Raw data -
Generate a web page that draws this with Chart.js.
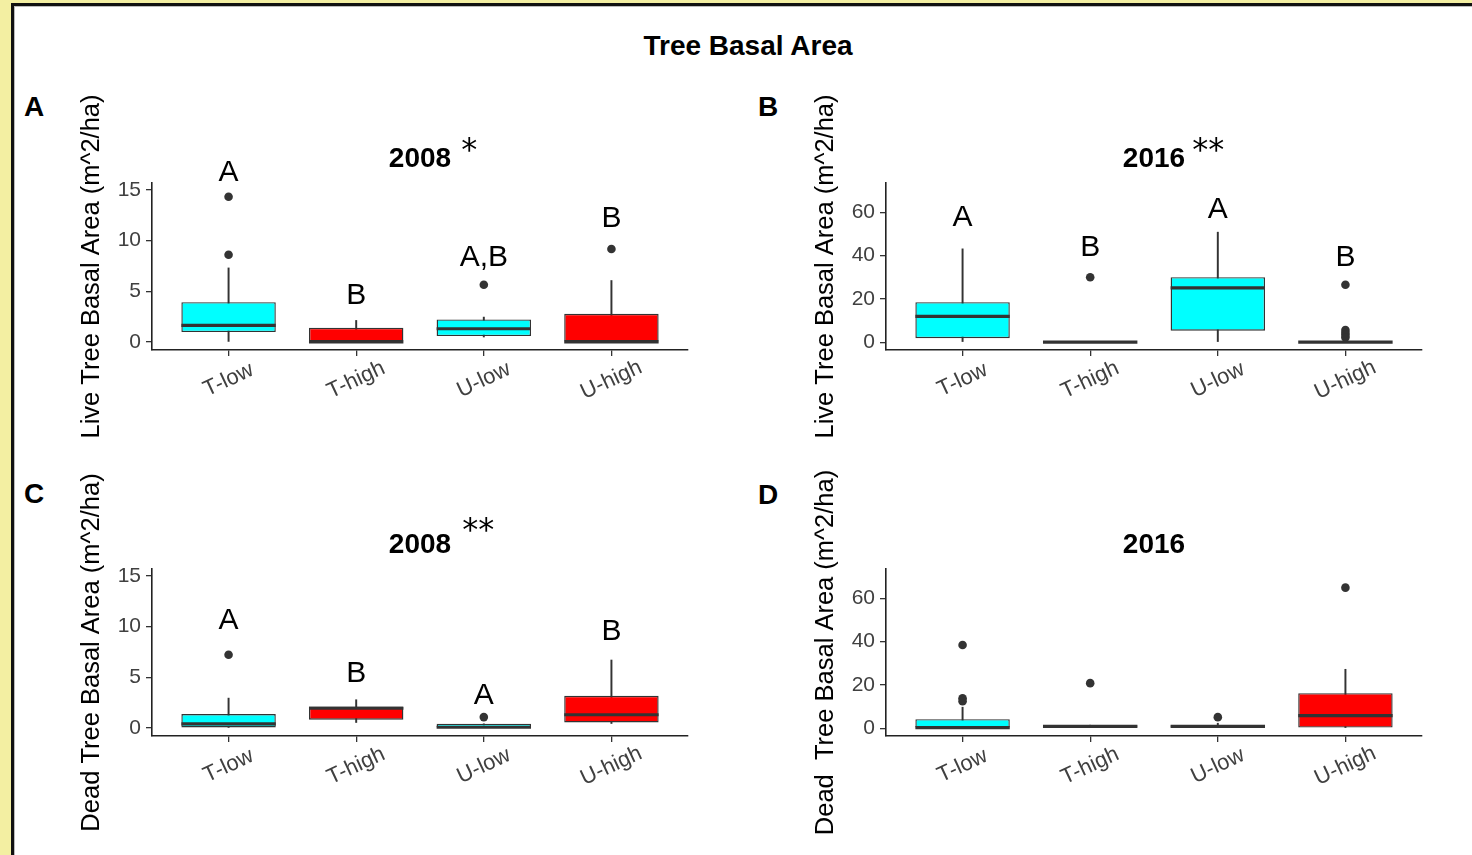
<!DOCTYPE html>
<html>
<head>
<meta charset="utf-8">
<title>Tree Basal Area</title>
<script src="https://cdn.jsdelivr.net/npm/chart.js@4.4.1/dist/chart.umd.min.js"></script>
<style>
  html,body{margin:0;padding:0;}
  body{width:1472px;height:855px;background:#f3efa2;position:relative;overflow:hidden;
       font-family:"Liberation Sans",Arial,sans-serif;}
  #frame{position:absolute;left:11px;top:3px;right:0;bottom:0;background:#fff;
         border-left:3px solid #111;border-top:3px solid #111;box-shadow:inset 1px 1px 0 #bbb;}
  #mainTitle{position:absolute;left:548px;top:32px;width:400px;text-align:center;
             font-weight:bold;font-size:28px;line-height:28px;color:#000;}
  .lbl{position:absolute;font-weight:bold;font-size:28px;line-height:28px;color:#000;}
  canvas{position:absolute;}
</style>
</head>
<body>
<div id="frame"></div>
<div id="mainTitle">Tree Basal Area</div>
<div class="lbl" style="left:24px;top:93px">A</div>
<div class="lbl" style="left:758px;top:93px">B</div>
<div class="lbl" style="left:24px;top:480px">C</div>
<div class="lbl" style="left:758px;top:481px">D</div>

<canvas id="cA" width="630" height="380" style="left:70px;top:80px"></canvas>
<canvas id="cB" width="630" height="380" style="left:804px;top:80px"></canvas>
<canvas id="cC" width="630" height="390" style="left:70px;top:465px"></canvas>
<canvas id="cD" width="630" height="390" style="left:804px;top:465px"></canvas>

<script>
// groups on the x axis (same for all four panels)
const groups = ['T-low', 'T-high', 'U-low', 'U-high'];

// y tick labels
const ticks2008 = [0, 5, 10, 15];
const ticks2016 = [0, 20, 40, 60];

// --- A: live trees 2008 ---
const live2008Box = [[0.98, 3.93], [0, 1.41], [0.59, 2.23], [0, 2.79]];
const live2008Median = [1.64, 0.02, 1.31, 0.02];
const live2008Whisker = [[0, 7.3], [0, 2.13], [0.5, 2.46], [0, 6.06]];
const live2008Outliers = [[14.3, 8.6], [], [5.64], [9.17]];
const live2008Letters = ['A', 'B', 'A,B', 'B'];
const live2008LetterY = [16.9, 4.8, 8.5, 12.4];

// --- B: live trees 2016 ---
const live2016Box = [[1.85, 18.5], [0, 0], [5.3, 30.0], [0, 0]];
const live2016Median = [11.9, 0, 25.1, 0];
const live2016Whisker = [[0, 43.1], [0, 0], [0, 50.8], [0, 0]];
const live2016Outliers = [[], [30.0], [], [26.5, 5.6, 4.4, 3.3, 2.2]];
const live2016Letters = ['A', 'B', 'A', 'B'];
const live2016LetterY = [58.5, 44.6, 62.5, 40.0];

// --- C: dead trees 2008 ---
const dead2008Box = [[0, 1.38], [0.82, 2.13], [0, 0.42], [0.55, 3.18]];
const dead2008Median = [0.42, 1.95, 0.08, 1.31];
const dead2008Whisker = [[0, 2.95], [0.55, 2.79], [0, 0.42], [0.45, 6.7]];
const dead2008Outliers = [[7.22], [], [1.08], []];
const dead2008Letters = ['A', 'B', 'A', 'B'];
const dead2008LetterY = [10.84, 5.58, 3.45, 9.68];

// --- D: dead trees 2016 ---
const dead2016Box = [[0, 4.15], [0, 1.4], [0, 1.4], [0, 16.15]];
const dead2016Median = [0.3, 0.8, 0.8, 5.8];
const dead2016Whisker = [[0, 9.7], [0, 1.4], [0, 2.3], [0, 27.2]];
const dead2016Outliers = [[38.4, 13.8, 12.5], [20.8], [5.1], [64.9]];

const FONT = '"Liberation Sans", Arial, sans-serif';
const fills = ['#00ffff', '#ff0000', '#00ffff', '#ff0000'];
const ink = '#333333';

// titles, significance stars, group letters and slanted x labels
const panelText = {
  id: 'panelText',
  afterDraw(chart, args, o){
    const {ctx, chartArea, scales} = chart;
    const cx = (chartArea.left + chartArea.right) / 2;
    const ty = chartArea.top - 26;       // centre of the title caps
    ctx.save();
    ctx.fillStyle = '#000';
    ctx.textBaseline = 'alphabetic';
    ctx.textAlign = 'center';
    ctx.font = 'bold 28px ' + FONT;
    ctx.fillText(o.title, cx, ty + 10);
    if(o.stars){
      const w = ctx.measureText(o.title).width;
      ctx.textAlign = 'left';
      ctx.font = '32px "DejaVu Sans", sans-serif';
      ctx.fillText(o.stars, cx + w/2 + o.starDx, ty + o.starDy + 18);
    }
    ctx.textAlign = 'center';
    ctx.font = '30px ' + FONT;
    (o.letters || []).forEach((t, i)=>{
      ctx.fillText(t, scales.x.getPixelForValue(i), scales.y.getPixelForValue(o.letterY[i]) + 10.7);
    });
    // category labels, rotated 25 degrees and centred under each tick
    ctx.fillStyle = '#404040';
    ctx.font = '22px ' + FONT;
    ctx.textBaseline = 'middle';
    groups.forEach((g, i)=>{
      ctx.save();
      ctx.translate(scales.x.getPixelForValue(i), chartArea.bottom + 30);
      ctx.rotate(-25 * Math.PI / 180);
      ctx.fillText(g, 0, 0);
      ctx.restore();
    });
    ctx.restore();
  }
};

function boxPanel(id, p){
  const xs = groups.map((g, i)=>i);
  const outPts = [];
  p.outliers.forEach((list, i)=> list.forEach(v=> outPts.push({x: i, y: v})));
  const axisFont = {family: FONT, size: 21};
  return new Chart(document.getElementById(id), {
    type: 'bar',
    data: {
      labels: xs,
      datasets: [
        { type: 'line', data: outPts, showLine: false, pointRadius: 4.3,
          pointBackgroundColor: ink, pointBorderWidth: 0, order: -1 },
        { type: 'line', data: p.median, showLine: false, pointStyle: 'line',
          pointRadius: 47.2, pointBorderWidth: 3.2, pointBorderColor: ink, order: 0 },
        { data: p.box, backgroundColor: fills, borderColor: ink, borderWidth: 1.4,
          borderSkipped: false, grouped: false, barPercentage: 0.74,
          categoryPercentage: 1, order: 1 },
        { data: p.whisker, backgroundColor: ink, barThickness: 1.3,
          grouped: false, order: 2 }
      ]
    },
    options: {
      responsive: false,
      animation: false,
      events: [],
      layout: { autoPadding: false, padding: { top: p.padTop, right: 12, bottom: 0, left: 0 } },
      plugins: {
        legend: { display: false },
        tooltip: { enabled: false },
        panelText: { title: p.title, stars: p.stars, starDx: p.starDx, starDy: p.starDy,
                     letters: p.letters, letterY: p.letterY }
      },
      scales: {
        x: {
          type: 'linear', min: -0.6, max: 3.6, offset: false,
          afterBuildTicks: s=>{ s.ticks = xs.map(v=>({value: v})); },
          afterFit: s=>{ s.height = p.xHeight; s.paddingLeft = 0; s.paddingRight = 0; },
          ticks: { display: false },
          grid: { offset: false, drawOnChartArea: false, drawTicks: true, tickLength: 6,
                  color: ink, lineWidth: 1.3 },
          border: { display: true, color: '#222', width: 1.6 }
        },
        y: {
          min: p.yMin, max: p.yMax,
          afterBuildTicks: s=>{ s.ticks = p.yTicks.map(v=>({value: v})); },
          afterFit: s=>{ s.width = 82; s.paddingTop = 0; s.paddingBottom = 0; },
          ticks: { padding: 5, color: '#404040', font: axisFont },
          title: { display: true, text: p.yTitle, color: '#000',
                   font: {family: FONT, size: 25.5}, padding: {top: 7, bottom: 0} },
          grid: { drawOnChartArea: false, drawTicks: true, tickLength: 6, color: ink, lineWidth: 1.3 },
          border: { display: true, color: '#222', width: 1.6 }
        }
      }
    },
    plugins: [panelText]
  });
}

boxPanel('cA', { box: live2008Box, median: live2008Median, whisker: live2008Whisker,
  outliers: live2008Outliers, letters: live2008Letters, letterY: live2008LetterY,
  yTicks: ticks2008, yMin: -0.78, yMax: 15.66, yTitle: 'Live Tree Basal Area (m^2/ha)',
  title: '2008', stars: '*', starDx: 10, starDy: -15, padTop: 103, xHeight: 110 });

boxPanel('cB', { box: live2016Box, median: live2016Median, whisker: live2016Whisker,
  outliers: live2016Outliers, letters: live2016Letters, letterY: live2016LetterY,
  yTicks: ticks2016, yMin: -3.6, yMax: 73.5, yTitle: 'Live Tree Basal Area (m^2/ha)',
  title: '2016', stars: '**', starDx: 7, starDy: -15, padTop: 103, xHeight: 110 });

boxPanel('cC', { box: dead2008Box, median: dead2008Median, whisker: dead2008Whisker,
  outliers: dead2008Outliers, letters: dead2008Letters, letterY: dead2008LetterY,
  yTicks: ticks2008, yMin: -0.78, yMax: 15.66, yTitle: 'Dead Tree Basal Area (m^2/ha)',
  title: '2008', stars: '**', starDx: 11, starDy: -21, padTop: 104, xHeight: 119 });

boxPanel('cD', { box: dead2016Box, median: dead2016Median, whisker: dead2016Whisker,
  outliers: dead2016Outliers, letters: [], letterY: [],
  yTicks: ticks2016, yMin: -3.6, yMax: 73.5, yTitle: 'Dead  Tree Basal Area (m^2/ha)',
  title: '2016', stars: '', starDx: 0, starDy: 0, padTop: 104, xHeight: 119 });
</script>
</body>
</html>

What you should do - Starting at the first line of the material, output exactly the lines up to and including the one with "const ticks2016 = [0, 20, 40, 60];". Do not include the pictures.

Full answer -
Generate a web page that draws this with Chart.js.
<!DOCTYPE html>
<html>
<head>
<meta charset="utf-8">
<title>Tree Basal Area</title>
<script src="https://cdn.jsdelivr.net/npm/chart.js@4.4.1/dist/chart.umd.min.js"></script>
<style>
  html,body{margin:0;padding:0;}
  body{width:1472px;height:855px;background:#f3efa2;position:relative;overflow:hidden;
       font-family:"Liberation Sans",Arial,sans-serif;}
  #frame{position:absolute;left:11px;top:3px;right:0;bottom:0;background:#fff;
         border-left:3px solid #111;border-top:3px solid #111;box-shadow:inset 1px 1px 0 #bbb;}
  #mainTitle{position:absolute;left:548px;top:32px;width:400px;text-align:center;
             font-weight:bold;font-size:28px;line-height:28px;color:#000;}
  .lbl{position:absolute;font-weight:bold;font-size:28px;line-height:28px;color:#000;}
  canvas{position:absolute;}
</style>
</head>
<body>
<div id="frame"></div>
<div id="mainTitle">Tree Basal Area</div>
<div class="lbl" style="left:24px;top:93px">A</div>
<div class="lbl" style="left:758px;top:93px">B</div>
<div class="lbl" style="left:24px;top:480px">C</div>
<div class="lbl" style="left:758px;top:481px">D</div>

<canvas id="cA" width="630" height="380" style="left:70px;top:80px"></canvas>
<canvas id="cB" width="630" height="380" style="left:804px;top:80px"></canvas>
<canvas id="cC" width="630" height="390" style="left:70px;top:465px"></canvas>
<canvas id="cD" width="630" height="390" style="left:804px;top:465px"></canvas>

<script>
// groups on the x axis (same for all four panels)
const groups = ['T-low', 'T-high', 'U-low', 'U-high'];

// y tick labels
const ticks2008 = [0, 5, 10, 15];
const ticks2016 = [0, 20, 40, 60];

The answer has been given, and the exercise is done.